'Naomi Osaka' docuseries takes intimate look at tennis star

The three-part series debuting Friday is a contemplative, intimate look at a young athlete finding her way. Film of major tournaments, wins and losses, is interwoven with scenes of Osaka’s time with family and her boyfriend, the rapper Cordae; her training and business demands; Osaka’s reflections on her career, multiracial identity and the death of mentor Kobe Bryant, and her decision to protest police killings of Black men and women.

“It was really important for me to not go into the project with an agenda or really even with an opinion,” Bradley, a 2021 Oscar nominee for the documentary “Time,” said. “I really tried to open myself up to her world and where she was at, and tried to understand the sort of essence of who she was.”

As filming progressed, she said, it became clear that the series’ foundation would be the conundrums faced not only by Osaka but society at large.

Those inquiries are “connected to value systems and self-definition, and how one can create a more holistic understanding of themselves in any given environment that they find themselves in,” said Bradley, whose fellow producers include LeBron James, under the umbrella of his SpringHill production company.

Osaka, 23, who was not made available for an interview, withdrew from the French Open last May, citing “huge waves of anxiety” before speaking to the media and revealing that she has suffered long bouts of depression.

In a Time magazine essay published July 8, Osaka wrote that, “Believe it or not, I am naturally introverted and do not court the spotlight. I always try to push myself to speak up for what I believe to be right, but that often comes at a cost of great anxiety.”

The Netflix docuseries includes footage of Osaka and her sister, Mari, on the court as youngsters, with the tennis star recalling spending at least eight hours a day at practice, adding, “I was just tired.”

Mari Osaka, 25, also played professional tennis but said in a social media post in March that she was retiring from the sport because it was “a journey which I didn’t enjoy ultimately.”

The docuseries sketches a portrait of Naomi Osaka as thoughtful and driven to succeed but struggling to cope with her sport’s demands and her future. At one moment of self-reflection she says, “So what am I, if not a good tennis player?”

Filmmaker Bradley cautions that the series should not be seen as definitive, but rather a snapshot of a brief period in a life that continues to “evolve and grow.”

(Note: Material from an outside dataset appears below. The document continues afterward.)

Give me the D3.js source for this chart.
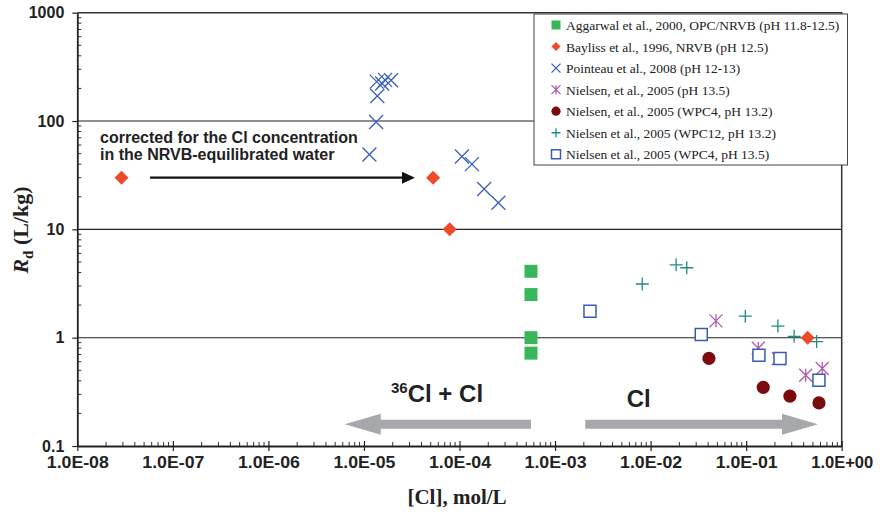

“This moment that we captured was her in the process of a learning curve, which I think she directly articulates really beautifully, (that) there are elements of fame that are hard to be prepared for,” Bradley said. “The sustenance that she finds is in accepting where she is currently in this moment, and certainly in her family and in her loved ones, but also is in finding her own voice. And that includes choosing when to use it and when not to.”

Asked how she perceived Osaka’s emotional well-being, Bradley said she considers her “an incredibly strong and really brilliant person.”

“She’s in control of her own narrative, and I think that’s a beautiful thing,” she said.